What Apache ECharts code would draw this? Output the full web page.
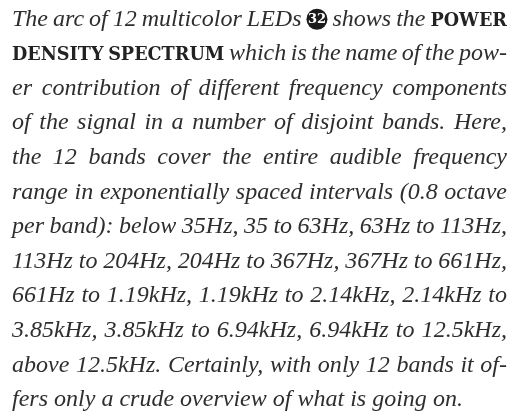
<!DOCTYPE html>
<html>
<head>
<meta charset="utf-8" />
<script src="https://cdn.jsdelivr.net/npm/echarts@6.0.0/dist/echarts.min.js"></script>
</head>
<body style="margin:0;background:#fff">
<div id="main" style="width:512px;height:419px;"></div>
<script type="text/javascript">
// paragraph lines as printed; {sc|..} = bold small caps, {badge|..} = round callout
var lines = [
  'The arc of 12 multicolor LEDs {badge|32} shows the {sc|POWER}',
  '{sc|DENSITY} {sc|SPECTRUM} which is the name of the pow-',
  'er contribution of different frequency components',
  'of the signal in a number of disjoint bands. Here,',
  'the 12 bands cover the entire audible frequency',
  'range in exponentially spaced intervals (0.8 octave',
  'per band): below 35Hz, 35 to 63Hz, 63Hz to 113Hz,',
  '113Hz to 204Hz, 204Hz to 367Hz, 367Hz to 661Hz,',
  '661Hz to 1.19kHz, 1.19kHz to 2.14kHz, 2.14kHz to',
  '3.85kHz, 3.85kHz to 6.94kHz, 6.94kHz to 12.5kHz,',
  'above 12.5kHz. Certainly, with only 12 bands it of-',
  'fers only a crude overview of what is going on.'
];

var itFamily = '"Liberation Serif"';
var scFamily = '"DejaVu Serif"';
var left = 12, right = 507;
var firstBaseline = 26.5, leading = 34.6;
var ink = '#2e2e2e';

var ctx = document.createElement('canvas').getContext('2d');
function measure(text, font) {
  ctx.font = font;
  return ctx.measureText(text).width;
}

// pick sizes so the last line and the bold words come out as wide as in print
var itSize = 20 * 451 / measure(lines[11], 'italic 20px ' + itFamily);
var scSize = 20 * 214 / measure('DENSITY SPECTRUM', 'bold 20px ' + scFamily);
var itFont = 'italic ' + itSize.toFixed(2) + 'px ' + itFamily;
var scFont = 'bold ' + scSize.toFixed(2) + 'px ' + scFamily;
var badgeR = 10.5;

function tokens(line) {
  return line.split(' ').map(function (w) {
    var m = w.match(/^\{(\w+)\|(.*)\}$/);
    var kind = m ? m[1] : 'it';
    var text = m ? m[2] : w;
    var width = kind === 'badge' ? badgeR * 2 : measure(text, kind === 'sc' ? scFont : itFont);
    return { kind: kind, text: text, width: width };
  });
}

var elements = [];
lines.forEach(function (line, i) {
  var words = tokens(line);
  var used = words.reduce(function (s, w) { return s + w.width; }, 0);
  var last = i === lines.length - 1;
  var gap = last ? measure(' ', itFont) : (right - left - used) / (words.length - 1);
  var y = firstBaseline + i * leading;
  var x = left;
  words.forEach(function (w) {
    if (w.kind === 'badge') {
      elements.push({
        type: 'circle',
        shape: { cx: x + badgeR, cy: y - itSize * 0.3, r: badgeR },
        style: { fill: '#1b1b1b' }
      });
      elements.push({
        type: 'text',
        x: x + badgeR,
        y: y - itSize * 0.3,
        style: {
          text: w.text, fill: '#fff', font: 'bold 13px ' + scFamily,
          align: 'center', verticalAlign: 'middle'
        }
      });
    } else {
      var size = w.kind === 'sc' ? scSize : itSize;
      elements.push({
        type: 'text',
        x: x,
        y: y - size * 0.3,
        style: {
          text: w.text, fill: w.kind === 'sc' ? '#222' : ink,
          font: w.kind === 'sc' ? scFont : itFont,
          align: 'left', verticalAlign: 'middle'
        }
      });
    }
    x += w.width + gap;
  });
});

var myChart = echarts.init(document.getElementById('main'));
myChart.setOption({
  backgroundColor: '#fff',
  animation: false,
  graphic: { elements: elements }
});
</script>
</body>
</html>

──────

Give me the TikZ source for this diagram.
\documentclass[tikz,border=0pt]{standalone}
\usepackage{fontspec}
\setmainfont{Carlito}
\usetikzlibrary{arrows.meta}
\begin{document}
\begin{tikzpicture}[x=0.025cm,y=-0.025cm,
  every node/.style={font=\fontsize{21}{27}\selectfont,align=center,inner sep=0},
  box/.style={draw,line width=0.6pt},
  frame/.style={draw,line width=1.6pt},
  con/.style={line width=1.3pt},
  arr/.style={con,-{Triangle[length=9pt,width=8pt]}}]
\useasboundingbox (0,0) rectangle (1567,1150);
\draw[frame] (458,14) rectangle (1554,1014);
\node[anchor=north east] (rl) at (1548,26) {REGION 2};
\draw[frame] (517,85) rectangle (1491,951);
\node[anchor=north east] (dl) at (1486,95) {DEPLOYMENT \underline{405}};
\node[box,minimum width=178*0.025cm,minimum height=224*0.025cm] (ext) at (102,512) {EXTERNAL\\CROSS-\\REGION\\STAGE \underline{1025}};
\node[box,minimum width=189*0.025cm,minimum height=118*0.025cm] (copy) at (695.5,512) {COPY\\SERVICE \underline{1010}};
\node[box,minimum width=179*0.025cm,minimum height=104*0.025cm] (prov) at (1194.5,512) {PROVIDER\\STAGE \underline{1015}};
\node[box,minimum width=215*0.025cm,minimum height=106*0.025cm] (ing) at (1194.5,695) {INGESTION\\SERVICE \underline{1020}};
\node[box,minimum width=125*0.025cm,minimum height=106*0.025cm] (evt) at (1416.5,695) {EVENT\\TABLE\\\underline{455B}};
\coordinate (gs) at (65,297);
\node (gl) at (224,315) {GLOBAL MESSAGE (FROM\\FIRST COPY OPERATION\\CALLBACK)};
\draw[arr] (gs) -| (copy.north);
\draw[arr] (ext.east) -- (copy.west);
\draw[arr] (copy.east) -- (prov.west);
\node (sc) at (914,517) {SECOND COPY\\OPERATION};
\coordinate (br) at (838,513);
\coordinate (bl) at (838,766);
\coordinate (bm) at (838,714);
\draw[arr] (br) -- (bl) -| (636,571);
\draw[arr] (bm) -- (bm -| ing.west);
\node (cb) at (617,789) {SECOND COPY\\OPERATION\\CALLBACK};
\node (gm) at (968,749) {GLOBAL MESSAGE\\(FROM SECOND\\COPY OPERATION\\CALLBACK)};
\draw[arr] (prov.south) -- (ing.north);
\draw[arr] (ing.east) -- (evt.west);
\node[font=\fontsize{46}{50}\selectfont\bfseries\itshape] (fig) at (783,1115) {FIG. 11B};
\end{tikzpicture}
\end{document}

──────

### What to work on
Give again, word for word, the lines from the one that contains "What Apache ECharts" to the one that contains "var ink = '#2e2e2e';", both included. Omit the pictures.

### Correct result
What Apache ECharts code would draw this? Output the full web page.
<!DOCTYPE html>
<html>
<head>
<meta charset="utf-8" />
<script src="https://cdn.jsdelivr.net/npm/echarts@6.0.0/dist/echarts.min.js"></script>
</head>
<body style="margin:0;background:#fff">
<div id="main" style="width:512px;height:419px;"></div>
<script type="text/javascript">
// paragraph lines as printed; {sc|..} = bold small caps, {badge|..} = round callout
var lines = [
  'The arc of 12 multicolor LEDs {badge|32} shows the {sc|POWER}',
  '{sc|DENSITY} {sc|SPECTRUM} which is the name of the pow-',
  'er contribution of different frequency components',
  'of the signal in a number of disjoint bands. Here,',
  'the 12 bands cover the entire audible frequency',
  'range in exponentially spaced intervals (0.8 octave',
  'per band): below 35Hz, 35 to 63Hz, 63Hz to 113Hz,',
  '113Hz to 204Hz, 204Hz to 367Hz, 367Hz to 661Hz,',
  '661Hz to 1.19kHz, 1.19kHz to 2.14kHz, 2.14kHz to',
  '3.85kHz, 3.85kHz to 6.94kHz, 6.94kHz to 12.5kHz,',
  'above 12.5kHz. Certainly, with only 12 bands it of-',
  'fers only a crude overview of what is going on.'
];

var itFamily = '"Liberation Serif"';
var scFamily = '"DejaVu Serif"';
var left = 12, right = 507;
var firstBaseline = 26.5, leading = 34.6;
var ink = '#2e2e2e';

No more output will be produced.